Probably true. I want to add that I felt uncomfortable during all this because I don't like it when she feels excluded, but that's between her and the girls. I didn't say or do anything, she could have chosen to 'get involved' as nobody was telling her not to.
I'm very careful not to ever put W down or express anger about her to my daughters. I don't want them to hate her and I don't want her to ever HEAR them say 'Dad said...' in a negative way either.
I didn't do that 2 years ago during her affair and I won't do it now.
Regarding the confusion around telling D12.. It seems your wife may be "temperature taking." You said, "ok. we'll tell her on the weekend," and seemed ok about it. Maybe she expected you to cry and beg and it threw her off.
I say this because when the weekend came your your wife did nothing about this talk. Knowing your feelings about what the right time would be (not a school night) she launched back into it when it was safe that you wouldn't say, "ok, let's take care of it now."

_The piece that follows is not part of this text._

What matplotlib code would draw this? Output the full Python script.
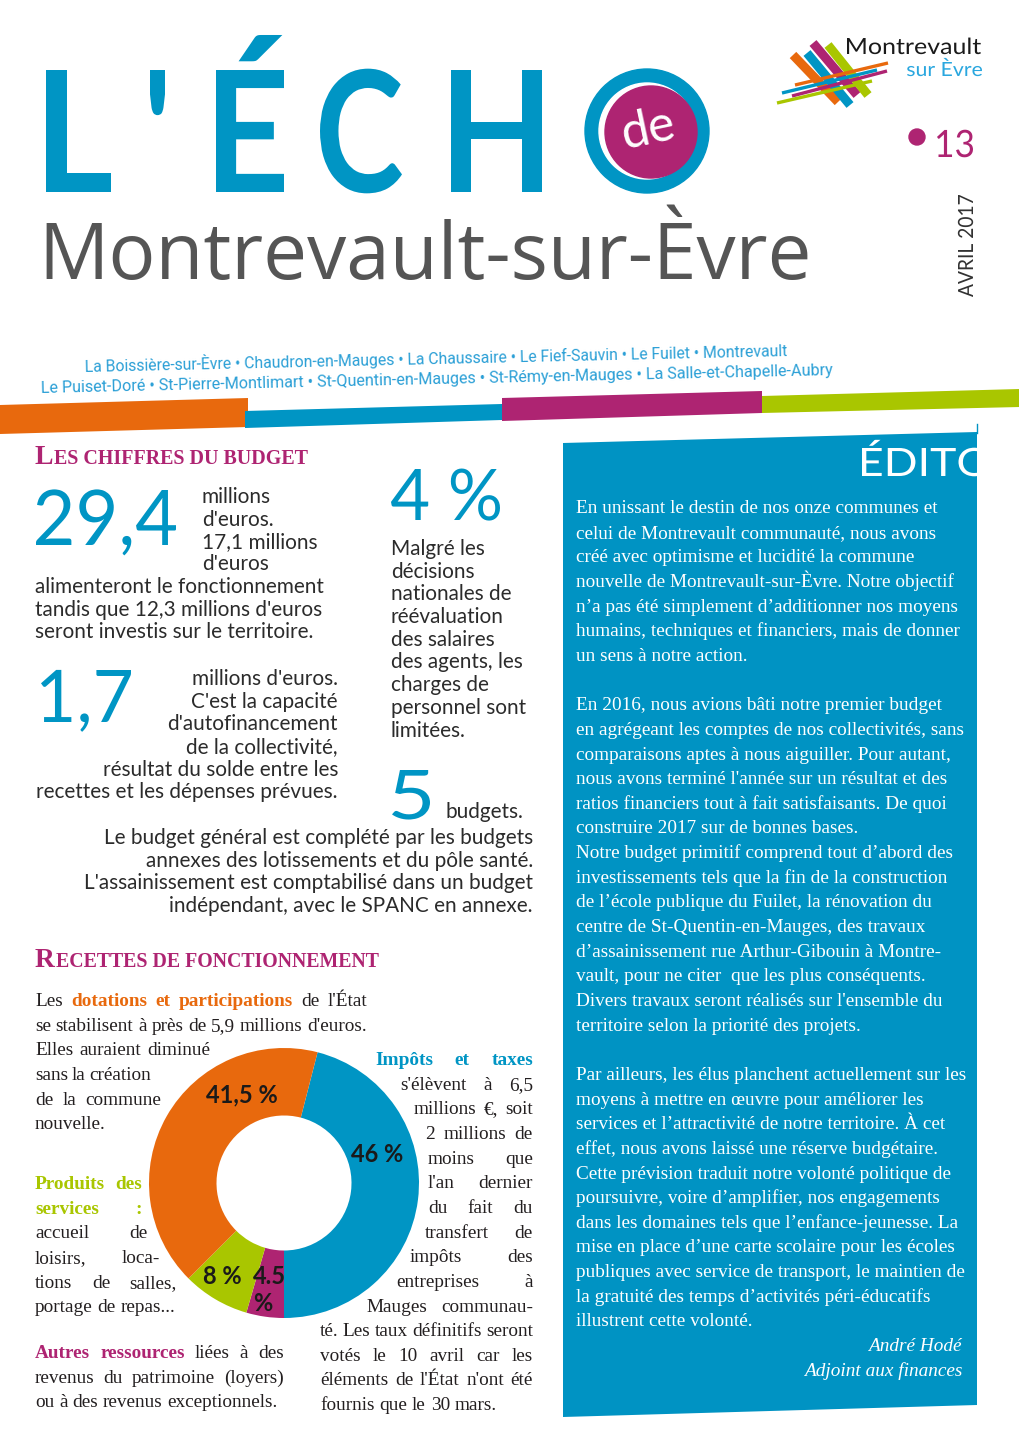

This is the kind of stupid stuff I did when hungry for attention or drama. If it wasn't happening, I made it happen. I might have been telling my H at times that I wanted out, but really I just needed the "high" of hearing that he wanted me.
Your wife seems just as immature as I was in those days.
I might have been telling my H at times that I wanted out, but really I just needed the "high" of hearing that he wanted me.
Your wife seems just as immature as I was in those days.
Just throwing it out there....
Good grief, I'll catch it. Since my MLC, I realized how I thrived on that same kind of crap back then. So she's got a point, Frank. Although your wife is clueless that's she's doing it at this stage.